0x1 $= p_{i}[j] \oplus c_{i -1}[j] \oplus$ 0x90
0x1 $= p_{i}[j] \oplus c_{i -1}[j] \oplus$ 0x255
0x1 $= p_{i}[j] \oplus c_{i -1}[j] \oplus$ 0x97

So in essence we are proposing in the first round of the attack that the plain-text has one byte of padding (hence the guess of 0x1), this means that the $k[j]$ should have been 0x1. we are essentially guessing values for $c_{i-1}[j]$ until this is true and the oracle can move onto decrypting the next byte in the block. So if the Oracle replies with a YES (yes I can decrypt the next byte because this one decrypted to the correct padding value) then we can work out what the $j_{th}$ is with a couple rudimentary algebraic tricks. By rearranging we can then express this as:

 $p_{i}[j] =$ 0x1 $ \oplus c_{i -1}[j] \oplus$ 0x97

We then need to move onto guessing the value for the next byte, this means we need to fixate a different value for $k[j-1]$ ( $j-1$ since we're working on the next byte), and according to how the padding scheme works we need to make sure that we set 0x2 for $k[j-1]$, 0x2 for $k[j]$ and see to it that we only modify the $2_{nd}$ last byte of $c^{'}_{i-1}$ namely $c^{'}_{i-1}[j-1]$.

We can then guess until we get a yes from the Oracle:

0x2 $= p_{i}[j-1] \oplus c_{i -1}[j-1] \oplus$ 0x112
0x2 $= p_{i}[j-1] \oplus c_{i -1}[j-1] \oplus$ 0x87
0x2 $= p_{i}[j-1] \oplus c_{i -1}[j-1] \oplus$ 0x48

Once we get a yes on this round we can move onto the $3_{rd}$ last byte setting $k[j-3] \rightarrow k[j]$ as 0x03. Overall the attack is merely a way of abusing the fact that we have a way to ask about the value of the padding in a block, if we know about the padding we can stuff this information into the algebraic forms above and jimmy them around until they tell us about the plain-text!

Parallelization of the attack

You should also notice that when we wrote the notation in (6) we where strict about the order of the blocks involved, though this is merely semantic,it means to express that the attack essentially abuses control of the $i_{th}$ block to decrypt the $(i-1)_{th}$ block.  In fact, you can use any two pairs of cipher blocks in the attack, regardless of when they occur in the actual cipher-text.
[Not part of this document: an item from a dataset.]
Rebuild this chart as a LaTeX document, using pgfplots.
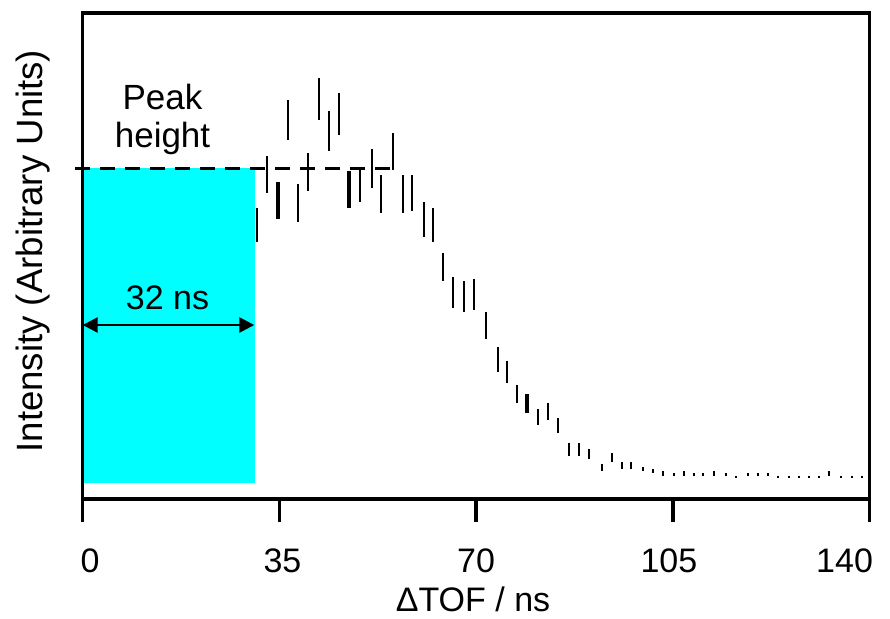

All that is required as that the attack takes in two whole cipher text blocks.

This independence with regard to ordering is a classic attribute in problems that can be solved using parallelization; namely we can processes decryption of a number of blocks simultaneously and then reorder them once the plain-text is available.

Interesting Questions

  1. Are there any other block cipher modes that are susceptible to the Vaudenay attack?
  2. Given that the fastest known worst running time for the depends on re-ordering the decrypted plain-text is there a way to make it not depend on this? In a sense find an algorithm that will beat the speed of one dependent on how fast the plain-text can be re-ordered. In other words find an algorithm that makes this fast in a way that doesn't depending on a sorting algorithm, use the inherent properties of the decryption attack to make it faster.